In Part I, I set out my developmental equality model in three sections. First, I briefly explore the ecological perspective on child development, a broadly accepted developmental model, and its relation to best interests. Second, I consider the limitations of a ‘neutral’ ecological perspective, using as my example data about the life course of African American boys from birth to age 18. Finally, I suggest how to shift the lens to one of developmental equality, using the theoretical models of Cynthia Garcia Coll and Margaret Beale Spencer. While linked to the experience of children of color in the United States, these models are valid starting points, I would argue, for similar explorations of inequalities among both other groups of subordinated children in the US as well as children in other countries. I conclude with what I suggest could be the benefit of the developmental equality perspective, and what obligations it should trigger for the state.

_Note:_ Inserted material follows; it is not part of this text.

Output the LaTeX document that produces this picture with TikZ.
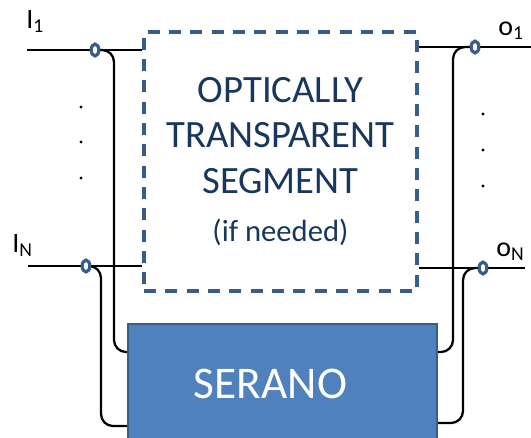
\documentclass[tikz,border=0pt]{standalone}
\usepackage{fontspec}
\setmainfont{Carlito}
\usetikzlibrary{positioning,calc}
\definecolor{segblue}{RGB}{56,93,138}
\definecolor{seranofill}{RGB}{79,129,189}
\definecolor{txtnavy}{RGB}{23,55,94}

\begin{document}
\begin{tikzpicture}[
x=0.75pt,y=-0.75pt,
wire/.style={line width=1.7pt,black},
tap/.style={line width=2.4pt,draw=segblue,fill=white},
segbox/.style={draw=segblue,line width=2.5pt,dash pattern=on 9pt off 7pt,
  minimum width=204.75pt,minimum height=194.25pt,align=center,
  text=txtnavy,font=\fontsize{29}{34}\selectfont},
serbox/.style={draw=segblue,line width=1.7pt,fill=seranofill,
  minimum width=231.75pt,minimum height=90.75pt,text=white,
  font=\fontsize{34}{40}\selectfont},
portlbl/.style={anchor=base west,inner sep=0pt,font=\fontsize{21}{24}\selectfont}]
    \useasboundingbox (0,0) rectangle (531,437);

    % Draw boxes
    \node[segbox] (segment) at (280.5,161.5)
        {OPTICALLY\\TRANSPARENT\\SEGMENT\\[2pt]{\fontsize{23}{26}\selectfont (if needed)}};
    \node[serbox] (serano) at (282.5,384.5) {\hspace*{-18pt}\raisebox{1pt}{SERANO}};

    % Ports and taps
    \coordinate (inA) at (27,50);
    \coordinate (inB) at (28,266);
    \coordinate (outA) at (531,47);
    \coordinate (outB) at (525,268);
    \coordinate (tapA) at (95,50);
    \coordinate (tapB) at (86,266);
    \coordinate (tapC) at (475,47);
    \coordinate (tapD) at (483,268);

    \node[portlbl] (lblA) at (26,28) {I\textsubscript{1}};
    \node[portlbl] (lblB) at (12,252) {I\textsubscript{N}};
    \node[portlbl] (lblC) at (498,35) {o\textsubscript{1}};
    \node[portlbl] (lblD) at (496,256) {o\textsubscript{N}};

    % Main lines
    \draw[wire] (inA) -- (segment.west |- inA);
    \draw[wire] (inB) -- (segment.west |- inB);
    \draw[wire] (segment.east |- outA) -- (outA);
    \draw[wire] (segment.east |- outB) -- (outB);

    % Branches to SERANO
    \draw[wire,rounded corners=9pt] (tapA) -| (114,352) -- (serano.west |- 0,352);
    \draw[wire,rounded corners=9pt] (tapB) -| (101,426) -- (serano.west |- 0,426);
    \draw[wire,rounded corners=9pt] (tapC) -| (453,352) -- (serano.east |- 0,352);
    \draw[wire,rounded corners=9pt] (tapD) -| (463,423) -- (serano.east |- 0,423);

    \foreach \t in {tapA,tapB,tapC,tapD}
        \draw[tap] (\t) ellipse (2.9pt and 4.4pt);

    % Dots
    \foreach \y in {107,142,178}
        \fill (81,\y) circle (1.2pt);
    \foreach \y in {114,150,186}
        \fill (483,\y) circle (1.2pt);
\end{tikzpicture}
\end{document}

In Part II, I use this lens to evaluate the Compton litigation. In 2015 a landmark lawsuit was filed against the Compton Unified School District alleging the failure of the district, system- wide, to respond to the widespread disabilities of its students based on trauma linked to living in a community with high rates of poverty, violence, and victimization from racism and gender difference. The lawsuit used development science based on research about ACEs (Adverse Childhood Experiences) and neuroscience to argue that the district, with knowledge of the circumstances of its students, and aware of its impact on achievement and behavior, nevertheless failed to provide students with appropriate accommodation and to the contrary, retraumatized them by using harsh and exclusionary disciplinary policies as well as denying them educational opportunity to achieve. Through the lens of the developmental equality model I evaluate the Compton litigation, and whether it holds promise as a strategy to accomplish developmental equality.